At the end of ALIFE 2018 a catalogue of the varied forms of complexity, the tools to understand complexity, their relationship to our own lives, and the exploration of hypothetical lives were put out on display. Conversationally, a meta-awareness that this macro-curling of cognition and life unto itself had already deeply penetrated many of the seasoned attendees and organizers, though it seemed many did not have the luxury to pursue the embodied forms of these realizations. Instead, a searching note rang through the conference to guide future thoughts, amidst the busy intermingling of excited ideas being fed to equally excited recipients to digest. Though much revolutionary progress has been made in the last few decades, there is also a palpable thirst for “the juice” as Rodney Brooks puts it.
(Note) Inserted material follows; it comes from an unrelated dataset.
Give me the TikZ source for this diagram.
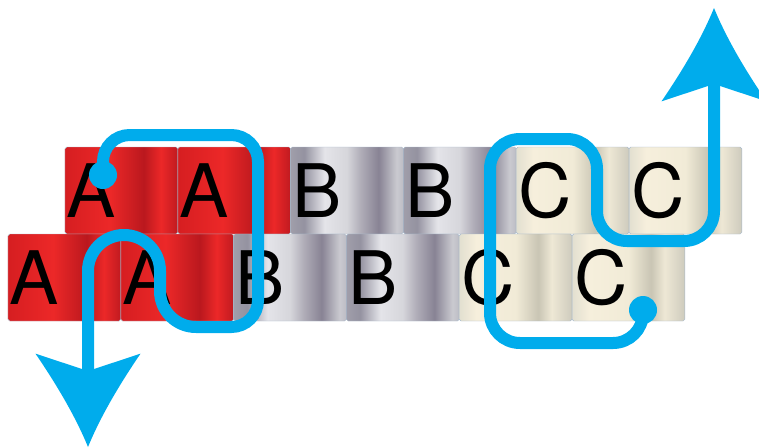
\documentclass[tikz,border=0pt]{standalone}
\usepackage{fontspec}
\setmainfont{TeX Gyre Heros}
\usepackage{xcolor}
\usetikzlibrary{arrows.meta, positioning}

\definecolor{flowblue}{RGB}{0,172,236}
\definecolor{tileedge}{RGB}{168,186,204}
% red tiles
\definecolor{redA}{RGB}{214,30,33}
\definecolor{redB}{RGB}{236,40,40}
\definecolor{redC}{RGB}{186,24,30}
\definecolor{redD}{RGB}{192,26,32}
% gray tiles
\definecolor{grayA}{RGB}{160,158,170}
\definecolor{grayB}{RGB}{148,146,160}
\definecolor{grayC}{RGB}{228,228,233}
\definecolor{grayD}{RGB}{214,214,219}
\definecolor{grayE}{RGB}{176,173,184}
\definecolor{grayF}{RGB}{136,131,148}
\definecolor{grayG}{RGB}{202,202,208}
\definecolor{grayH}{RGB}{188,188,196}
% cream tiles
\definecolor{creamA}{RGB}{226,223,208}
\definecolor{creamB}{RGB}{246,239,220}
\definecolor{creamC}{RGB}{241,235,215}
\definecolor{creamD}{RGB}{201,197,180}
\definecolor{creamE}{RGB}{238,232,213}
\definecolor{creamF}{RGB}{206,203,189}

\pgfdeclarehorizontalshading{redshade}{100bp}{color(0bp)=(redA); color(25bp)=(redA); color(45bp)=(redB); color(60bp)=(redC); color(67.5bp)=(redB); color(75bp)=(redD); color(100bp)=(redD)}
\pgfdeclarehorizontalshading{grayshade}{100bp}{color(0bp)=(grayA); color(25bp)=(grayA); color(31bp)=(grayB); color(40bp)=(grayC); color(50bp)=(grayD); color(56bp)=(grayE); color(64bp)=(grayF); color(72bp)=(grayG); color(75bp)=(grayH); color(100bp)=(grayH)}
\pgfdeclarehorizontalshading{creamshade}{100bp}{color(0bp)=(creamA); color(25bp)=(creamA); color(32.5bp)=(creamB); color(50bp)=(creamC); color(60bp)=(creamD); color(66bp)=(creamE); color(75bp)=(creamF); color(100bp)=(creamF)}

% arrow head with hollow (concave) flanks
\pgfdeclarearrow{
  name=Swoosh,
  parameters={\the\pgfarrowlength,\the\pgfarrowwidth,\the\pgfarrowinset},
  setup code={
    \pgfarrowssettipend{0pt}
    \pgfarrowssetlineend{-0.5\pgfarrowlength}
    \pgfarrowssetvisualbackend{-\pgfarrowlength}
    \pgfarrowssetbackend{-\pgfarrowlength}
    \pgfarrowshullpoint{0pt}{0pt}
    \pgfarrowsupperhullpoint{-\pgfarrowlength}{0.5\pgfarrowwidth}
    \pgfarrowssavethe\pgfarrowlength
    \pgfarrowssavethe\pgfarrowwidth
    \pgfarrowssavethe\pgfarrowinset
  },
  drawing code={
    \pgfpathmoveto{\pgfpoint{0pt}{0pt}}
    \pgfpathcurveto{\pgfpoint{-0.33\pgfarrowlength}{0.12\pgfarrowwidth}}{\pgfpoint{-0.67\pgfarrowlength}{0.3\pgfarrowwidth}}{\pgfpoint{-\pgfarrowlength}{0.5\pgfarrowwidth}}
    \pgfpathlineto{\pgfpoint{-\pgfarrowlength+\pgfarrowinset}{0pt}}
    \pgfpathlineto{\pgfpoint{-\pgfarrowlength}{-0.5\pgfarrowwidth}}
    \pgfpathcurveto{\pgfpoint{-0.67\pgfarrowlength}{-0.3\pgfarrowwidth}}{\pgfpoint{-0.33\pgfarrowlength}{-0.12\pgfarrowwidth}}{\pgfpoint{0pt}{0pt}}
    \pgfpathclose
    \pgfusepathqfill
  },
  defaults={length=2.8cm, width=3.15cm, inset=0.52cm}
}

\begin{document}
\begin{tikzpicture}[
    x=0.03cm, y=-0.03cm,
    tile/.style={
        draw=tileedge,
        line width=0.4pt,
        rounded corners=1.5pt,
        outer sep=0pt,
        inner xsep=0.06cm,
        inner ysep=0pt,
        minimum width=3.384cm,
        minimum height=2.61cm,
        text width=3.264cm,
        align=left,
        font=\fontsize{63}{63}\selectfont
    },
    redtile/.style={
        tile,
        shade,
        shading=redshade
    },
    graytile/.style={
        tile,
        shade,
        shading=grayshade
    },
    creamtile/.style={
        tile,
        shade,
        shading=creamshade
    },
    dot/.style={
        circle,
        fill=flowblue,
        minimum size=0.84cm,
        inner sep=0pt
    },
    flow/.style={
        draw=flowblue,
        line width=0.36cm,
        -{Swoosh[length=2.8cm, width=3.15cm, inset=0.52cm]}
    }
]
\useasboundingbox (0,0) rectangle (759,447);

% Top row
\node[redtile] (ta1) at (121.4,190.5) {A};
\node[redtile, right=0pt of ta1] (ta2) {A};
\node[graytile, right=0pt of ta2] (tb1) {B};
\node[graytile, right=0pt of tb1] (tb2) {B};
\node[creamtile, right=0pt of tb2] (tc1) {C};
\node[creamtile, right=0pt of tc1] (tc2) {C};

% Bottom row
\node[redtile] (ba1) at (64.4,277.5) {A};
\node[redtile, right=0pt of ba1] (ba2) {A};
\node[graytile, right=0pt of ba2] (bb1) {B};
\node[graytile, right=0pt of bb1] (bb2) {B};
\node[creamtile, right=0pt of bb2] (bc1) {C};
\node[creamtile, right=0pt of bc1] (bc2) {C};

% Paths
\node[dot] (start1) at (103,175) {};
\node[dot] (start2) at (643,310) {};
\coordinate (end1) at (88,447);
\coordinate (end2) at (714,8);

\draw[flow, rounded corners=0.8cm] (start1.center) -- (103,135) -- (258,135) -- (258,327) [rounded corners=1.08cm] -- (160,327) -- (160,235) -- (88,235) -- (end1);
\draw[flow, rounded corners=0.9cm] (start2.center) -- (643,343) -- (490,343) -- (490,139) -- (597,139) -- (597,241) -- (714,241) -- (end2);

\end{tikzpicture}
\end{document}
Something new needs to come, perhaps not drastic, perhaps not surprising in hindsight, perhaps a language to socialize across the branches of knowledge and give rise to a common code to allow for the sex of ideas. In any case, ELSI @ ALIFE 2018 punctuated the finale of the main conference highlighting the proto-intermingling between construction and de-construction, Alife and AI, and a forward overview of what the pursuit of the origins of life ought to look like.

 

Froese, Tom, Jorge I. Campos, and Nathaniel Virgo. “An iterated learning approach to the origins of the standard genetic code can help to explain its sequence of amino acid assignments.” Artificial Life Conference Proceedings. One Rogers Street, Cambridge, MA 02142-1209 USA journals-info@ mit. edu: MIT Press, 2018.
Hanczyc, Martin M., and Takashi Ikegami. “Chemical basis for minimal cognition.” Artificial Life 16.3 (2010): 233-243.